**Given instruction**
Below are the records; pull every line that includes "code".

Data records
## Start

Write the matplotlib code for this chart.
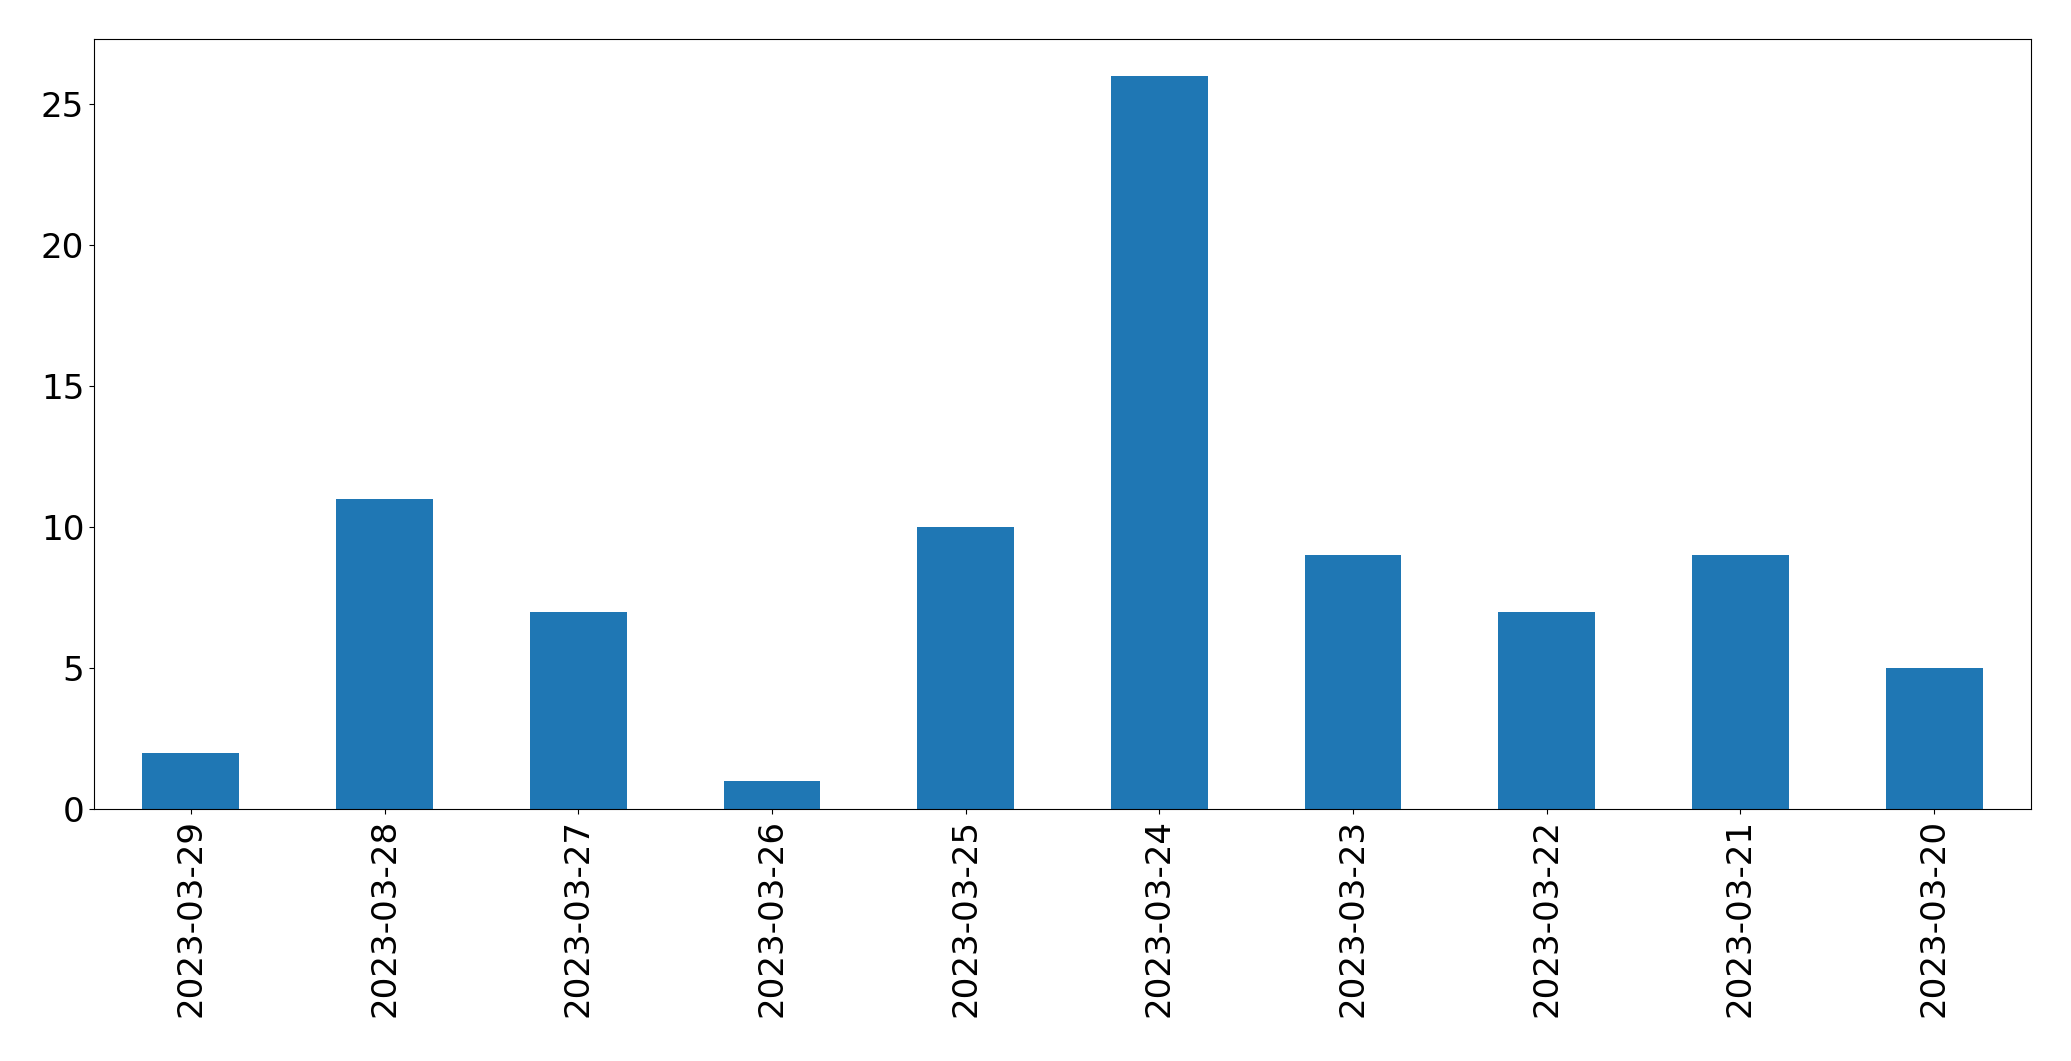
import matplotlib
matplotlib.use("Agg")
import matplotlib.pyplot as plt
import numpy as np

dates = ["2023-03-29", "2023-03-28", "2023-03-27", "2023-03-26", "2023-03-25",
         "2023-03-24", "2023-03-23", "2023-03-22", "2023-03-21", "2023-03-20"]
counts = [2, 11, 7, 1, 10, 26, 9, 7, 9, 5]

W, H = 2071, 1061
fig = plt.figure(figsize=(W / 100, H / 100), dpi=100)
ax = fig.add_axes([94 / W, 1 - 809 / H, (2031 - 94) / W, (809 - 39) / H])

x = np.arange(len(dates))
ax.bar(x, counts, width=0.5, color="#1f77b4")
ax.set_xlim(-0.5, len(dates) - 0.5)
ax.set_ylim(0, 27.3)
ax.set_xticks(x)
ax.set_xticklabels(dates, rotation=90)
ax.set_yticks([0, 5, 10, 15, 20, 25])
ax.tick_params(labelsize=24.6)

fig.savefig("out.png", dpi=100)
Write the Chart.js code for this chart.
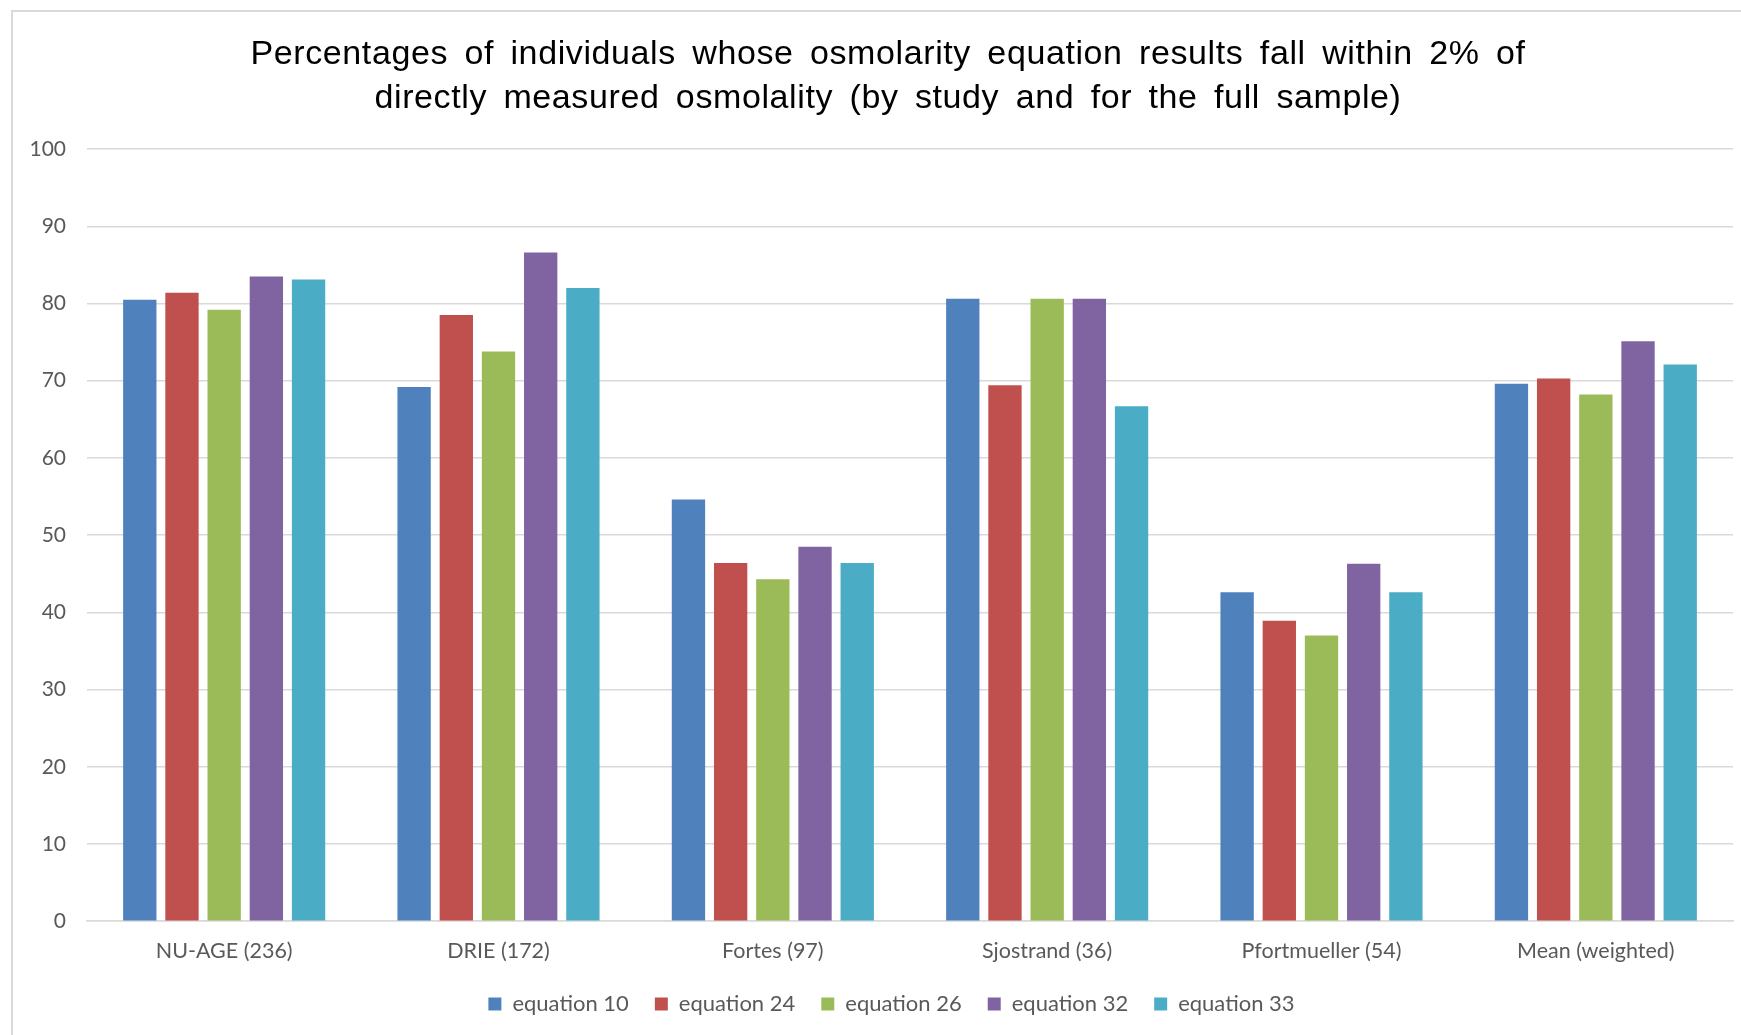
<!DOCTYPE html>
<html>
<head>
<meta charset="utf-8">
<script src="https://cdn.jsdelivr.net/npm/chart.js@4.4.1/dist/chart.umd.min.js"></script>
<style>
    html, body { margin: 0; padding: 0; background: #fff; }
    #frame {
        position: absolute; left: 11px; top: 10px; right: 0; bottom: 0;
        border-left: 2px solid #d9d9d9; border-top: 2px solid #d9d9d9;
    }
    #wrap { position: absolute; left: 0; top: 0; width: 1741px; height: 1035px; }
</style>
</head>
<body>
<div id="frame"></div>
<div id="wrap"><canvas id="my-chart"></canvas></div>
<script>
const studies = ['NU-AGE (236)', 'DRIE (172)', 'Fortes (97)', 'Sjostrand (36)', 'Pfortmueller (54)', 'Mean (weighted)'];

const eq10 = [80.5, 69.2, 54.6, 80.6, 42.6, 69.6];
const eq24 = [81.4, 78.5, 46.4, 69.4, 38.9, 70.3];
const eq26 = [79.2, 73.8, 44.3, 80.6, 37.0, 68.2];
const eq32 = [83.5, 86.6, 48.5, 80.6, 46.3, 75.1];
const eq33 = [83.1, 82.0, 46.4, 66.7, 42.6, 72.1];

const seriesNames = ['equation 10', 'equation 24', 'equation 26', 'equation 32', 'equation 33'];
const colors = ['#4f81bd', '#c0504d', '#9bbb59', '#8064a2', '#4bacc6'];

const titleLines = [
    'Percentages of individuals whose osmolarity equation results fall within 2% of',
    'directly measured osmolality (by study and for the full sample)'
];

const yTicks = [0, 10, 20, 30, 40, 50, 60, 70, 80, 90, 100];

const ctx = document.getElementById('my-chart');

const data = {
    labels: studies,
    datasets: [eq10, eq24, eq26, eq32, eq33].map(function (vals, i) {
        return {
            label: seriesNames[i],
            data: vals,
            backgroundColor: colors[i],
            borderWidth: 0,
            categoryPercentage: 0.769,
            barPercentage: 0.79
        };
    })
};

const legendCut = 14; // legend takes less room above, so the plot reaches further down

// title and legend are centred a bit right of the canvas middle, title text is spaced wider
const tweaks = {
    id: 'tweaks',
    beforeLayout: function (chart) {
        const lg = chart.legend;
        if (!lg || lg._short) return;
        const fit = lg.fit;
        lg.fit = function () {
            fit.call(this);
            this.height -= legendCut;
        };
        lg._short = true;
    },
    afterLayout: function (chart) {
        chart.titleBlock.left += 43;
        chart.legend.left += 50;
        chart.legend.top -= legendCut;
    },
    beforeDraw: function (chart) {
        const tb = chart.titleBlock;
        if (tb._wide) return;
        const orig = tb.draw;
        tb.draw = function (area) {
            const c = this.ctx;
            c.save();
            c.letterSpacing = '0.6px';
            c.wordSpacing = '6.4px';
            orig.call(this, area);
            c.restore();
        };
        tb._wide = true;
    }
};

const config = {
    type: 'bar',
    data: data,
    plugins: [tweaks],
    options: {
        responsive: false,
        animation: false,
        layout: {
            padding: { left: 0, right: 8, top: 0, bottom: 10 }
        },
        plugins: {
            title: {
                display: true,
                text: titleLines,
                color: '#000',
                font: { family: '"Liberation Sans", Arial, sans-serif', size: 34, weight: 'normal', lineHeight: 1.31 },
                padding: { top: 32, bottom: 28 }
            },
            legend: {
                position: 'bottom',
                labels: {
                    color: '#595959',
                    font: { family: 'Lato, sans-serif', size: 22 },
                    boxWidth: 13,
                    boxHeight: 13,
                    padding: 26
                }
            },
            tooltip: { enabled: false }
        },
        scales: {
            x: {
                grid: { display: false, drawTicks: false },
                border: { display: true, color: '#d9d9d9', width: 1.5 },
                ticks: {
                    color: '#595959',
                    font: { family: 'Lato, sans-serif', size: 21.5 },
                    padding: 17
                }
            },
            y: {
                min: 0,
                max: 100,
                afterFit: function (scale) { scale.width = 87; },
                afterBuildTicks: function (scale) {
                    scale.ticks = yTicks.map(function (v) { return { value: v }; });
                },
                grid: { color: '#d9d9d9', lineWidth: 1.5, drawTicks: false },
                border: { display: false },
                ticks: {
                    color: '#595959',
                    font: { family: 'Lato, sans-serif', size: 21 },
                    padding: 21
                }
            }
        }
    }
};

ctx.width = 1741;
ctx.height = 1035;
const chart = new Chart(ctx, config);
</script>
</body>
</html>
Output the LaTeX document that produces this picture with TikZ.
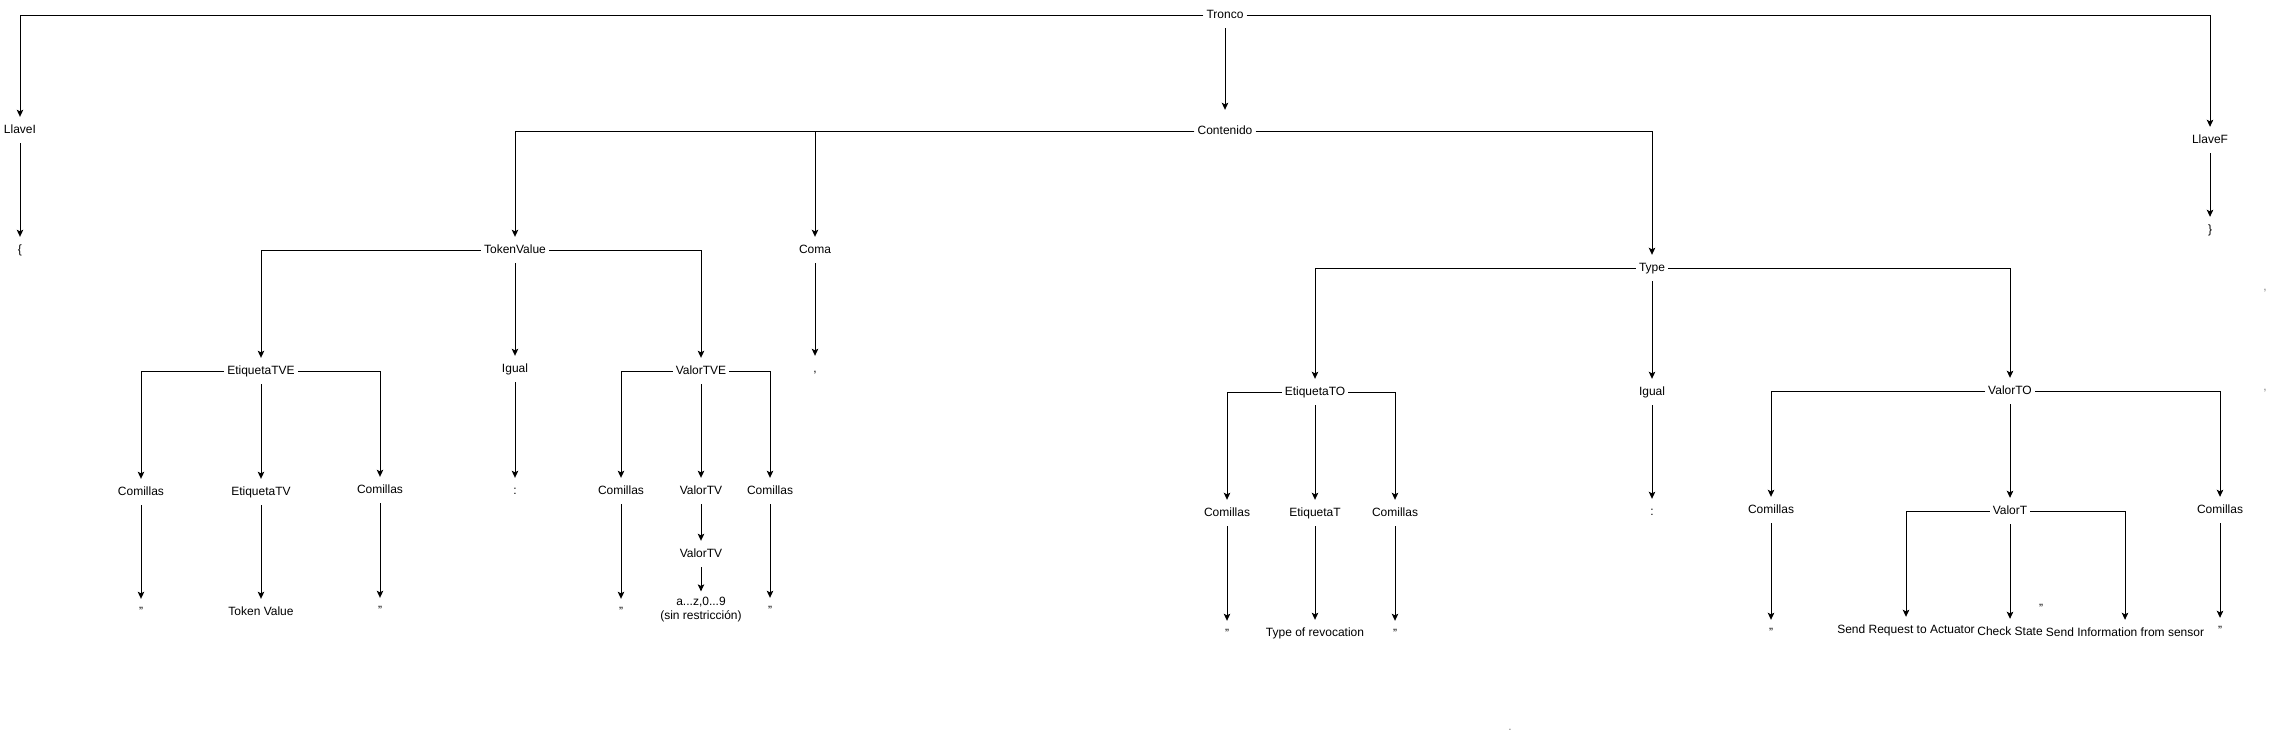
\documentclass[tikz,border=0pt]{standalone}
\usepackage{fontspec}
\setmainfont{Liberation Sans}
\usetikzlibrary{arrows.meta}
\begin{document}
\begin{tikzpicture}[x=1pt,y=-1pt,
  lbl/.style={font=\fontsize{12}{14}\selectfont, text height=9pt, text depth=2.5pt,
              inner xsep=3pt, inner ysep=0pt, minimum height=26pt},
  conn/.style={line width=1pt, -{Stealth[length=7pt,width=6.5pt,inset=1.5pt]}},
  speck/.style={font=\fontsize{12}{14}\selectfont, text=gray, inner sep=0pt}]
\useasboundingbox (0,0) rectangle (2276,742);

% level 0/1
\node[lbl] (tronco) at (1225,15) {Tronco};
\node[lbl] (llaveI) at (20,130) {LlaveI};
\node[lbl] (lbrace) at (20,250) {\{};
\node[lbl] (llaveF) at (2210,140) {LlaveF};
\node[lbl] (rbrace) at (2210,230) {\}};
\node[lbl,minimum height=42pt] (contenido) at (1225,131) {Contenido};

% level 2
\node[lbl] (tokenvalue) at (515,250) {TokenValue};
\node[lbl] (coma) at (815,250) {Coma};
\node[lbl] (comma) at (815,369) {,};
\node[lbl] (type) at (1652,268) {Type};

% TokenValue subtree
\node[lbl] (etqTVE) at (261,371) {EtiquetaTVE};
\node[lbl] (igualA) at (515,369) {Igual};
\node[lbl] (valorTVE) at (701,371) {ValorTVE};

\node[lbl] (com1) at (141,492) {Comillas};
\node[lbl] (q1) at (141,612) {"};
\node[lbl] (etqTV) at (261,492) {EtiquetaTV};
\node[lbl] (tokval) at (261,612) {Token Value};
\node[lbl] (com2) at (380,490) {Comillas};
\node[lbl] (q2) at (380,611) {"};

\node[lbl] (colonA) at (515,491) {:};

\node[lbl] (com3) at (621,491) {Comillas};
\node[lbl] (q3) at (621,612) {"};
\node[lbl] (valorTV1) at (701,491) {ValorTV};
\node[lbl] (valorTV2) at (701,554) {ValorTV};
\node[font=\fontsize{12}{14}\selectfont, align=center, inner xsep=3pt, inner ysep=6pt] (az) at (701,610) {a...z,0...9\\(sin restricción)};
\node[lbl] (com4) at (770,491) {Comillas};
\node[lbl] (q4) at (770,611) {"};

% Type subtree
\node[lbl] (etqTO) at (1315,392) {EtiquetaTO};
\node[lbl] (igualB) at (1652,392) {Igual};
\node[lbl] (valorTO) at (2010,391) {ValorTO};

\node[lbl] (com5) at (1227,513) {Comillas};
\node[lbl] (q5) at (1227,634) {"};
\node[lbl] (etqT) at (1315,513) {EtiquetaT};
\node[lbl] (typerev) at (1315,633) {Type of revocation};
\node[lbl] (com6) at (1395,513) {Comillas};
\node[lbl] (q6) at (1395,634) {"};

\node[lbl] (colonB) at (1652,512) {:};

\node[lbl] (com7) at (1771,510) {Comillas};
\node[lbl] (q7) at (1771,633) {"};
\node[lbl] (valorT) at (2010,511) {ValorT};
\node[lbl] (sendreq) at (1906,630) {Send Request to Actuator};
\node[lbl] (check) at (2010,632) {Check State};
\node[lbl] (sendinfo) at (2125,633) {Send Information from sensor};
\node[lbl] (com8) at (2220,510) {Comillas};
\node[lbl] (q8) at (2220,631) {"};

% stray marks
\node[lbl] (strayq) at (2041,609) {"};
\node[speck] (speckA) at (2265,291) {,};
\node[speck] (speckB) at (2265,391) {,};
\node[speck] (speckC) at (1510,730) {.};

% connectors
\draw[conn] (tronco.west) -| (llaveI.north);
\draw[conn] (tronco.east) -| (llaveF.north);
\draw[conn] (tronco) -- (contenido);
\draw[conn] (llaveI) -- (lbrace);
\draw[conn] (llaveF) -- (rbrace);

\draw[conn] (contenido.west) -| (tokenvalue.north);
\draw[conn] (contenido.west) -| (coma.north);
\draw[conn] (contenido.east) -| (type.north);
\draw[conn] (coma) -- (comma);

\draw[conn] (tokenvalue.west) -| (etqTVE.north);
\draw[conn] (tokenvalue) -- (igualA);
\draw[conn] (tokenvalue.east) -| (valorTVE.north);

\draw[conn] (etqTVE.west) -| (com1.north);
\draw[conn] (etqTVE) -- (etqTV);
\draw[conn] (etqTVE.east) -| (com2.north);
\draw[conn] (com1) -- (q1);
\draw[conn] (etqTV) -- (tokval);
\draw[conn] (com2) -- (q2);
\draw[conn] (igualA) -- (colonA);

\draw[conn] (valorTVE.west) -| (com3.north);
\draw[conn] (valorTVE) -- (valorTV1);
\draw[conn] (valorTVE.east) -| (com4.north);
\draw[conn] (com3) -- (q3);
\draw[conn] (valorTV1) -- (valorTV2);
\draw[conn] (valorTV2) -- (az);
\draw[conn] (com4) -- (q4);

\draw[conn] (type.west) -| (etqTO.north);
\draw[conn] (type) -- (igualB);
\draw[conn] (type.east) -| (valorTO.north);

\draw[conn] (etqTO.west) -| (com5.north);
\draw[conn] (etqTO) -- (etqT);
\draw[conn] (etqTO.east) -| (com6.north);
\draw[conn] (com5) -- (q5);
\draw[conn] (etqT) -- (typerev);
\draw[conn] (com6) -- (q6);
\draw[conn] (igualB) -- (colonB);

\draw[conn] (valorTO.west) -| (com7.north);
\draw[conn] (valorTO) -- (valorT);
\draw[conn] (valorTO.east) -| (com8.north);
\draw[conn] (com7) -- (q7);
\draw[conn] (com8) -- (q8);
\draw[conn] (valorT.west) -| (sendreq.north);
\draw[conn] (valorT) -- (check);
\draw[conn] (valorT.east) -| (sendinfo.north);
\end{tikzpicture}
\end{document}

## End

**Full solution**
Write the matplotlib code for this chart.
Write the Chart.js code for this chart.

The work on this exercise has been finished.